→ Given data:

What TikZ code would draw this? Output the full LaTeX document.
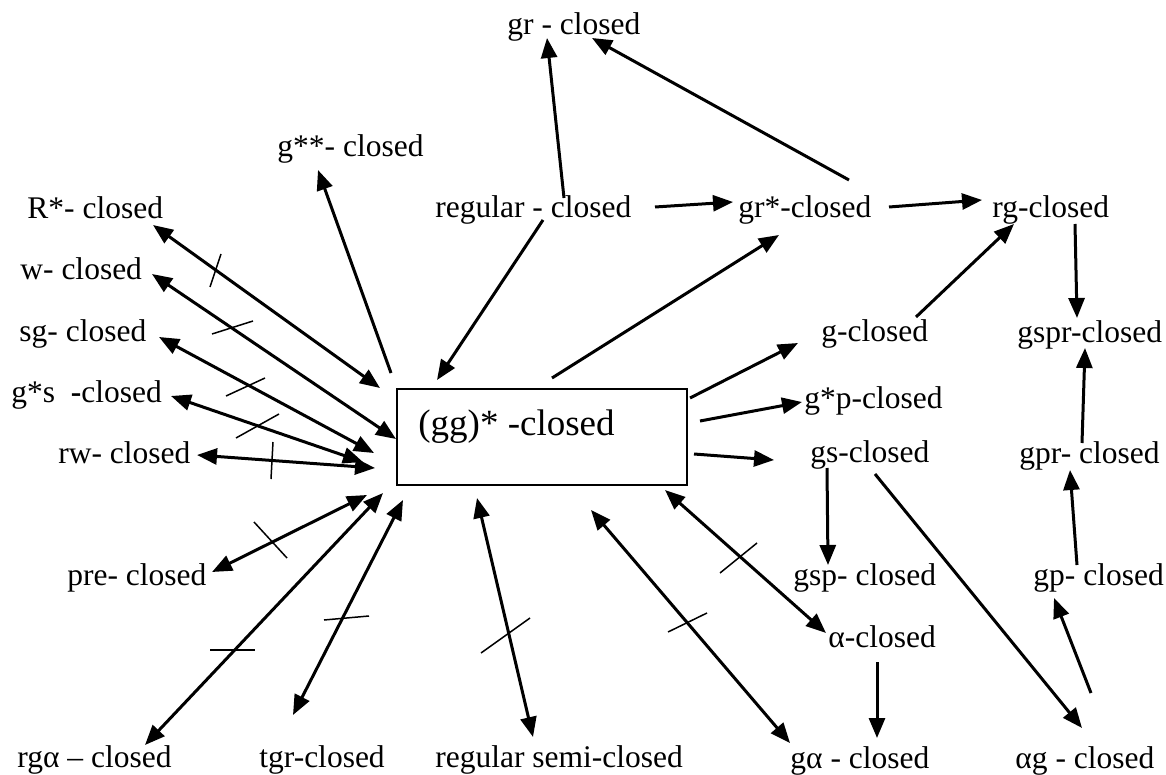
\documentclass[tikz,border=0pt]{standalone}
\usepackage{fontspec}
\setmainfont{Liberation Serif}
\usetikzlibrary{arrows.meta}
\tikzset{
  lbl/.style={font=\fontsize{15.75pt}{18pt}\selectfont, inner sep=0pt, anchor=base west},
  boxtxt/.style={font=\fontsize{18.5pt}{21pt}\selectfont, inner sep=0pt, anchor=base west},
  boxst/.style={draw, line width=1pt, minimum width=145pt, minimum height=48pt, inner sep=0pt},
  arr/.style={line width=1.5pt, -{Triangle[length=10pt,width=8pt]}},
  darr/.style={line width=1.5pt, {Triangle[length=10pt,width=8pt]}-{Triangle[length=10pt,width=8pt]}},
  tick/.style={line width=0.75pt}
}
\begin{document}
\begin{tikzpicture}[x=0.5pt,y=-0.5pt]
\useasboundingbox (0,0) rectangle (1166,775);
% labels
\node[lbl] (Rstar) at (27,219) {R*- closed};
\node[lbl] (w) at (20,279) {w- closed};
\node[lbl] (sg) at (19,341) {sg- closed};
\node[lbl] (gstars) at (11,402) {g*s~~\textbf{-}closed};
\node[lbl] (rw) at (58,463) {rw- closed};
\node[lbl] (pre) at (67,585) {pre- closed};
\node[lbl] (rga) at (17,767) {rgα – closed};
\node[lbl] (tgr) at (259,767) {tgr-closed};
\node[lbl] (rsc) at (435,767) {regular semi-closed};
\node[lbl] (ga) at (790,768) {gα - closed};
\node[lbl] (ag) at (1015,768) {αg - closed};
\node[lbl] (gss) at (277,157) {g**- closed};
\node[lbl] (gr) at (507,35) {gr - closed};
\node[lbl] (reg) at (435,218) {regular - closed};
\node[lbl] (grs) at (738,218) {gr*-closed};
\node[lbl] (rg) at (992,218) {rg-closed};
\node[lbl] (g) at (821,341) {g-closed};
\node[lbl] (gspr) at (1017,342) {gspr-closed};
\node[lbl] (gsp2) at (804,408) {g*p-closed};
\node[lbl] (gs) at (810,462) {gs-closed};
\node[lbl] (gpr) at (1019,463) {gpr- closed};
\node[lbl] (gsp) at (793,585) {gsp- closed};
\node[lbl] (gp) at (1033,585) {gp- closed};
\node[lbl] (alpha) at (828,647) {α-closed};
% central box
\node[boxst] (box) at (542,437) {};
\node[boxtxt] (boxlabel) at (418,435) {(gg)* -closed};
% connector end points
\coordinate (a1) at (153,225); \coordinate (b1) at (380,388);
\coordinate (a2) at (152,274); \coordinate (b2) at (396,439);
\coordinate (a3) at (159,337); \coordinate (b3) at (374,453);
\coordinate (a4) at (171,396); \coordinate (b4) at (363,462);
\coordinate (a5) at (197,455); \coordinate (b5) at (375,468);
\coordinate (a6) at (212,572); \coordinate (b6) at (367,495);
\coordinate (a7) at (145,745); \coordinate (b7) at (383,493);
\coordinate (a8) at (293,715); \coordinate (b8) at (403,500);
\coordinate (a9) at (533,737); \coordinate (b9) at (477,498);
\coordinate (a10) at (790,743); \coordinate (b10) at (591,510);
\coordinate (a11) at (826,633); \coordinate (b11) at (665,490);
% double arrows
\draw[darr] (a1) -- (b1);
\draw[darr] (a2) -- (b2);
\draw[darr] (a3) -- (b3);
\draw[darr] (a4) -- (b4);
\draw[darr] (a5) -- (b5);
\draw[darr] (a6) -- (b6);
\draw[darr] (a7) -- (b7);
\draw[darr] (a8) -- (b8);
\draw[darr] (a9) -- (b9);
\draw[darr] (a10) -- (b10);
\draw[darr] (a11) -- (b11);
% ticks
\draw[tick] (210,287) -- (221,254);
\draw[tick] (212,334) -- (253,321);
\draw[tick] (226,396) -- (265,378);
\draw[tick] (236,438) -- (279,414);
\draw[tick] (271,479) -- (273,442);
\draw[tick] (254,522) -- (287,558);
\draw[tick] (210,650) -- (255,650);
\draw[tick] (324,620) -- (369,616);
\draw[tick] (481,653) -- (530,618);
\draw[tick] (668,632) -- (707,613);
\draw[tick] (720,573) -- (757,543);
% single arrows
\coordinate (s12) at (391,373); \coordinate (t12) at (318,170);
\coordinate (s13) at (543,220); \coordinate (t13) at (437,380);
\coordinate (s14) at (552,378); \coordinate (t14) at (779,235);
\coordinate (s15) at (564,198); \coordinate (t15) at (547,38);
\coordinate (s16) at (849,180); \coordinate (t16) at (592,38);
\coordinate (s17) at (655,207); \coordinate (t17) at (733,202);
\coordinate (s18) at (889,207); \coordinate (t18) at (982,200);
\coordinate (s19) at (916,317); \coordinate (t19) at (1014,224);
\coordinate (s20) at (1075,224); \coordinate (t20) at (1077,318);
\coordinate (s21) at (1082,443); \coordinate (t21) at (1085,348);
\coordinate (s22) at (1077,565); \coordinate (t22) at (1070,470);
\coordinate (s23) at (1091,693); \coordinate (t23) at (1054,598);
\coordinate (s24) at (875,474); \coordinate (t24) at (1082,728);
\coordinate (s25) at (877,662); \coordinate (t25) at (877,738);
\coordinate (s26) at (827,468); \coordinate (t26) at (828,565);
\coordinate (s27) at (690,398); \coordinate (t27) at (798,343);
\coordinate (s28) at (700,421); \coordinate (t28) at (802,402);
\coordinate (s29) at (694,454); \coordinate (t29) at (774,460);
\foreach \i in {12,...,29} { \draw[arr] (s\i) -- (t\i); }
\end{tikzpicture}
\end{document}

→ What you have to do:
All of the material above is to be copied exactly, except for its images.

→ Exercise result:
What TikZ code would draw this? Output the full LaTeX document.
\documentclass[tikz,border=0pt]{standalone}
\usepackage{fontspec}
\setmainfont{Liberation Serif}
\usetikzlibrary{arrows.meta}
\tikzset{
  lbl/.style={font=\fontsize{15.75pt}{18pt}\selectfont, inner sep=0pt, anchor=base west},
  boxtxt/.style={font=\fontsize{18.5pt}{21pt}\selectfont, inner sep=0pt, anchor=base west},
  boxst/.style={draw, line width=1pt, minimum width=145pt, minimum height=48pt, inner sep=0pt},
  arr/.style={line width=1.5pt, -{Triangle[length=10pt,width=8pt]}},
  darr/.style={line width=1.5pt, {Triangle[length=10pt,width=8pt]}-{Triangle[length=10pt,width=8pt]}},
  tick/.style={line width=0.75pt}
}
\begin{document}
\begin{tikzpicture}[x=0.5pt,y=-0.5pt]
\useasboundingbox (0,0) rectangle (1166,775);
% labels
\node[lbl] (Rstar) at (27,219) {R*- closed};
\node[lbl] (w) at (20,279) {w- closed};
\node[lbl] (sg) at (19,341) {sg- closed};
\node[lbl] (gstars) at (11,402) {g*s~~\textbf{-}closed};
\node[lbl] (rw) at (58,463) {rw- closed};
\node[lbl] (pre) at (67,585) {pre- closed};
\node[lbl] (rga) at (17,767) {rgα – closed};
\node[lbl] (tgr) at (259,767) {tgr-closed};
\node[lbl] (rsc) at (435,767) {regular semi-closed};
\node[lbl] (ga) at (790,768) {gα - closed};
\node[lbl] (ag) at (1015,768) {αg - closed};
\node[lbl] (gss) at (277,157) {g**- closed};
\node[lbl] (gr) at (507,35) {gr - closed};
\node[lbl] (reg) at (435,218) {regular - closed};
\node[lbl] (grs) at (738,218) {gr*-closed};
\node[lbl] (rg) at (992,218) {rg-closed};
\node[lbl] (g) at (821,341) {g-closed};
\node[lbl] (gspr) at (1017,342) {gspr-closed};
\node[lbl] (gsp2) at (804,408) {g*p-closed};
\node[lbl] (gs) at (810,462) {gs-closed};
\node[lbl] (gpr) at (1019,463) {gpr- closed};
\node[lbl] (gsp) at (793,585) {gsp- closed};
\node[lbl] (gp) at (1033,585) {gp- closed};
\node[lbl] (alpha) at (828,647) {α-closed};
% central box
\node[boxst] (box) at (542,437) {};
\node[boxtxt] (boxlabel) at (418,435) {(gg)* -closed};
% connector end points
\coordinate (a1) at (153,225); \coordinate (b1) at (380,388);
\coordinate (a2) at (152,274); \coordinate (b2) at (396,439);
\coordinate (a3) at (159,337); \coordinate (b3) at (374,453);
\coordinate (a4) at (171,396); \coordinate (b4) at (363,462);
\coordinate (a5) at (197,455); \coordinate (b5) at (375,468);
\coordinate (a6) at (212,572); \coordinate (b6) at (367,495);
\coordinate (a7) at (145,745); \coordinate (b7) at (383,493);
\coordinate (a8) at (293,715); \coordinate (b8) at (403,500);
\coordinate (a9) at (533,737); \coordinate (b9) at (477,498);
\coordinate (a10) at (790,743); \coordinate (b10) at (591,510);
\coordinate (a11) at (826,633); \coordinate (b11) at (665,490);
% double arrows
\draw[darr] (a1) -- (b1);
\draw[darr] (a2) -- (b2);
\draw[darr] (a3) -- (b3);
\draw[darr] (a4) -- (b4);
\draw[darr] (a5) -- (b5);
\draw[darr] (a6) -- (b6);
\draw[darr] (a7) -- (b7);
\draw[darr] (a8) -- (b8);
\draw[darr] (a9) -- (b9);
\draw[darr] (a10) -- (b10);
\draw[darr] (a11) -- (b11);
% ticks
\draw[tick] (210,287) -- (221,254);
\draw[tick] (212,334) -- (253,321);
\draw[tick] (226,396) -- (265,378);
\draw[tick] (236,438) -- (279,414);
\draw[tick] (271,479) -- (273,442);
\draw[tick] (254,522) -- (287,558);
\draw[tick] (210,650) -- (255,650);
\draw[tick] (324,620) -- (369,616);
\draw[tick] (481,653) -- (530,618);
\draw[tick] (668,632) -- (707,613);
\draw[tick] (720,573) -- (757,543);
% single arrows
\coordinate (s12) at (391,373); \coordinate (t12) at (318,170);
\coordinate (s13) at (543,220); \coordinate (t13) at (437,380);
\coordinate (s14) at (552,378); \coordinate (t14) at (779,235);
\coordinate (s15) at (564,198); \coordinate (t15) at (547,38);
\coordinate (s16) at (849,180); \coordinate (t16) at (592,38);
\coordinate (s17) at (655,207); \coordinate (t17) at (733,202);
\coordinate (s18) at (889,207); \coordinate (t18) at (982,200);
\coordinate (s19) at (916,317); \coordinate (t19) at (1014,224);
\coordinate (s20) at (1075,224); \coordinate (t20) at (1077,318);
\coordinate (s21) at (1082,443); \coordinate (t21) at (1085,348);
\coordinate (s22) at (1077,565); \coordinate (t22) at (1070,470);
\coordinate (s23) at (1091,693); \coordinate (t23) at (1054,598);
\coordinate (s24) at (875,474); \coordinate (t24) at (1082,728);
\coordinate (s25) at (877,662); \coordinate (t25) at (877,738);
\coordinate (s26) at (827,468); \coordinate (t26) at (828,565);
\coordinate (s27) at (690,398); \coordinate (t27) at (798,343);
\coordinate (s28) at (700,421); \coordinate (t28) at (802,402);
\coordinate (s29) at (694,454); \coordinate (t29) at (774,460);
\foreach \i in {12,...,29} { \draw[arr] (s\i) -- (t\i); }
\end{tikzpicture}
\end{document}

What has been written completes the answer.